The slate is heavily skewed to iconic French properties at a time when they are also being targeted by US platforms and studios ratcheting up investment in European productions and IP.
“It takes a lot of money and risk, but we need to take those risks because, well, the streamers are doing a great job producing films with great budgets, and I think French and European IP and culture should be treated by us,” says Safaee. “France is now being taken by all these other actors and platforms, so we have to think how can we produce and distribute films, and communicate in a way that we’re actually talking to the rest of the world.”
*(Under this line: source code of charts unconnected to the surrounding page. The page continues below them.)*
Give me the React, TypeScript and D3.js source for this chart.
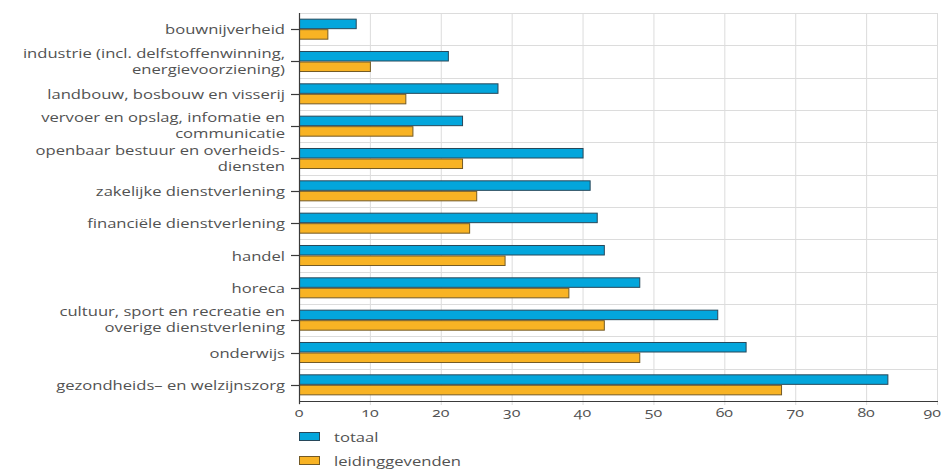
import React from "react";
import * as d3 from "d3";

// Sectors (top to bottom); multi-line labels are split with "\n"
const categories: string[] = [
  "bouwnijverheid",
  "industrie (incl. delfstoffenwinning,\nenergievoorziening)",
  "landbouw, bosbouw en visserij",
  "vervoer en opslag, infomatie en\ncommunicatie",
  "openbaar bestuur en overheids-\ndiensten",
  "zakelijke dienstverlening",
  "financiële dienstverlening",
  "handel",
  "horeca",
  "cultuur, sport en recreatie en\noverige dienstverlening",
  "onderwijs",
  "gezondheids– en welzijnszorg",
];

const totaal: number[] = [8, 21, 28, 23, 40, 41, 42, 43, 48, 59, 63, 83];
const leidinggevenden: number[] = [4, 10, 15, 16, 23, 25, 24, 29, 38, 43, 48, 68];

const seriesNames: string[] = ["totaal", "leidinggevenden"];
const xTicks: number[] = [0, 10, 20, 30, 40, 50, 60, 70, 80, 90];

const W = 942;
const H = 469;
const M = { left: 299, right: 5, top: 13, bottom: 68 };

const FILL: Record<string, string> = { totaal: "#03a6dc", leidinggevenden: "#f8b324" };
const EDGE: Record<string, string> = { totaal: "#27485a", leidinggevenden: "#735a26" };

const TEXT = "#525252";
const FONT = "'Open Sans', 'DejaVu Sans', sans-serif";
const SX = 1.33; // horizontal stretch of the lettering

function Label(props: { x: number; y: number; anchor: string; size: number; children: string }) {
  const { x, y, anchor, size, children } = props;
  return (
    <g transform={`translate(${x},${y}) scale(${SX},1)`}>
      <text
        x={0}
        y={0}
        textAnchor={anchor}
        dominantBaseline="central"
        fontFamily={FONT}
        fontSize={size}
        fill={TEXT}
        style={{ fontFeatureSettings: "'onum' 1" }}
      >
        {children}
      </text>
    </g>
  );
}

export default function App() {
  const x = d3.scaleLinear().domain([0, 90]).range([M.left, W - M.right]);
  const y = d3
    .scaleBand<string>()
    .domain(categories)
    .range([M.top, H - M.bottom])
    .paddingInner(0.35)
    .paddingOuter(0.175);
  const sub = d3.scaleBand<string>().domain(seriesNames).range([0, y.bandwidth()]);

  const step = y.step();
  const plotTop = M.top;
  const plotBottom = H - M.bottom;
  const boundaries = d3.range(categories.length + 1).map((i) => plotTop + i * step);

  const values: Record<string, number[]> = { totaal, leidinggevenden };
  const lastTick = xTicks[xTicks.length - 1];

  return (
    <svg
      width={W}
      height={H}
      style={{ position: "absolute", left: 0, top: 0, background: "#fff" }}
    >
      {/* grid */}
      <g stroke="#dcdcdc" strokeWidth={1}>
        {xTicks.map((t) => (
          <line key={`gx${t}`} x1={x(t) + 0.5} x2={x(t) + 0.5} y1={plotTop} y2={plotBottom + 4} />
        ))}
        {boundaries.map((b, i) => (
          <line key={`gy${i}`} x1={M.left} x2={x(90) + 1} y1={Math.round(b) + 0.5} y2={Math.round(b) + 0.5} />
        ))}
      </g>

      {/* bars */}
      {categories.map((c, i) => (
        <g key={c} transform={`translate(0,${y(c)})`}>
          {seriesNames.map((s) => (
            <rect
              key={s}
              x={x(0) + 0.5}
              y={(sub(s) as number) + 0.5}
              width={x(values[s][i]) - x(0)}
              height={sub.bandwidth() - 1}
              fill={FILL[s]}
              stroke={EDGE[s]}
              strokeWidth={1}
            />
          ))}
        </g>
      ))}

      {/* axes */}
      <g stroke="#3a3a3a" strokeWidth={1.2}>
        <line x1={M.left + 0.5} x2={M.left + 0.5} y1={plotTop} y2={plotBottom + 3} />
        <line x1={M.left} x2={x(90) + 1} y1={plotBottom + 0.5} y2={plotBottom + 0.5} />
        {categories.map((c) => {
          const cy = Math.round((y(c) as number) + y.bandwidth() / 2) + 0.5;
          return <line key={`t${c}`} x1={M.left - 8} x2={M.left} y1={cy} y2={cy} />;
        })}
      </g>

      {/* category labels */}
      {categories.map((c) => {
        const cy = (y(c) as number) + y.bandwidth() / 2;
        const lines = c.split("\n");
        const lh = 16;
        const y0 = cy - ((lines.length - 1) * lh) / 2 - (lines.length > 1 ? 1 : 0);
        return (
          <g key={`l${c}`}>
            {lines.map((ln, j) => (
              <Label key={j} x={285} y={y0 + j * lh} anchor="end" size={12.5}>
                {ln}
              </Label>
            ))}
          </g>
        );
      })}

      {/* x tick labels; the last one is kept inside the right edge */}
      {xTicks.map((t) =>
        t === lastTick ? (
          <Label key={`xl${t}`} x={W - 1} y={412} anchor="end" size={12}>
            {String(t)}
          </Label>
        ) : (
          <Label key={`xl${t}`} x={x(t)} y={412} anchor="middle" size={12}>
            {String(t)}
          </Label>
        )
      )}

      {/* legend */}
      {seriesNames.map((s, i) => {
        const ly = 437 + i * 24;
        return (
          <g key={`lg${s}`}>
            <rect x={299.5} y={ly - 4.5} width={20} height={8} fill={FILL[s]} stroke={EDGE[s]} strokeWidth={1} />
            <Label x={334} y={ly} anchor="start" size={12.5}>
              {s}
            </Label>
          </g>
        );
      })}
    </svg>
  );
}
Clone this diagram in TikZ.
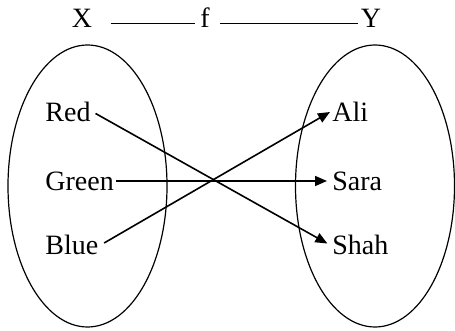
\documentclass[tikz,border=0pt]{standalone}
\usepackage{fontspec}
\setmainfont{Liberation Serif}
\usepackage{tikz}
\usetikzlibrary{arrows.meta,shapes.geometric}

\begin{document}
\begin{tikzpicture}[x=0.5pt, y=-0.5pt,
    font=\fontsize{14}{16}\selectfont,
    lbl/.style={inner sep=1pt, anchor=west},
    set/.style={draw, ellipse, line width=0.6pt, inner sep=0pt, minimum width=79.5pt, minimum height=141pt},
    map/.style={-{Triangle[length=6pt, width=5pt]}, line width=0.8pt}]
                \useasboundingbox (0,0) rectangle (455,331);

                % Sets
                \node[set] (dom) at (87.5,186) {};
                \node[set] (cod) at (375,186) {};

                % Title nodes
                \node[inner sep=1pt, anchor=base] (X) at (82,28) {X};
                \node[inner sep=1pt, anchor=base] (f) at (205,28) {f};
                \node[inner sep=1pt, anchor=base] (Y) at (371,28) {Y};
                \draw[line width=0.8pt, shorten <=8pt, shorten >=1.5pt] (X.mid east) -- (f.mid west);
                \draw[line width=0.8pt, shorten <=4pt] (f.mid east) -- (Y.mid west);

                % Domain nodes
                \node[lbl] (red) at (43,112) {Red};
                \node[lbl] (green) at (43,181) {Green};
                \node[lbl] (blue) at (43,245) {Blue};

                % Codomain nodes
                \node[lbl] (ali) at (330,112) {Ali};
                \node[lbl] (sara) at (330,181) {Sara};
                \node[lbl] (shah) at (330,245) {Shah};

                % Edges
                \draw[map, shorten <=1.5pt, shorten >=1.5pt] (red.east) -- (shah.west);
                \draw[map, shorten >=1.5pt] (green.east) -- (sara.west);
                \draw[map, shorten <=2pt] (blue.east) -- (ali.west);
            \end{tikzpicture}
\end{document}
The fact that the wider Pathé Group is a privately owned company, still overseen by its 87-year-old co-chairman Jérome Seydoux who comes to the office most days, is to its advantage, suggests Safaee. “It is organised and managed as a strong corporate company but, because it’s also a family company, the greenlighting process can be more fluid.”
He reveals the company has toyed with making some of its French IP-based productions in the English language to widen their reach, but decided in the end to stick with French.
“We were tempted with Eiffel, but then we thought we can’t do that,” says Safaee. “It’s a tricky thing for us, working out how to do our films in French and still be able to sell them to the rest of the world, but we can’t bring our culture onto the screen in English.”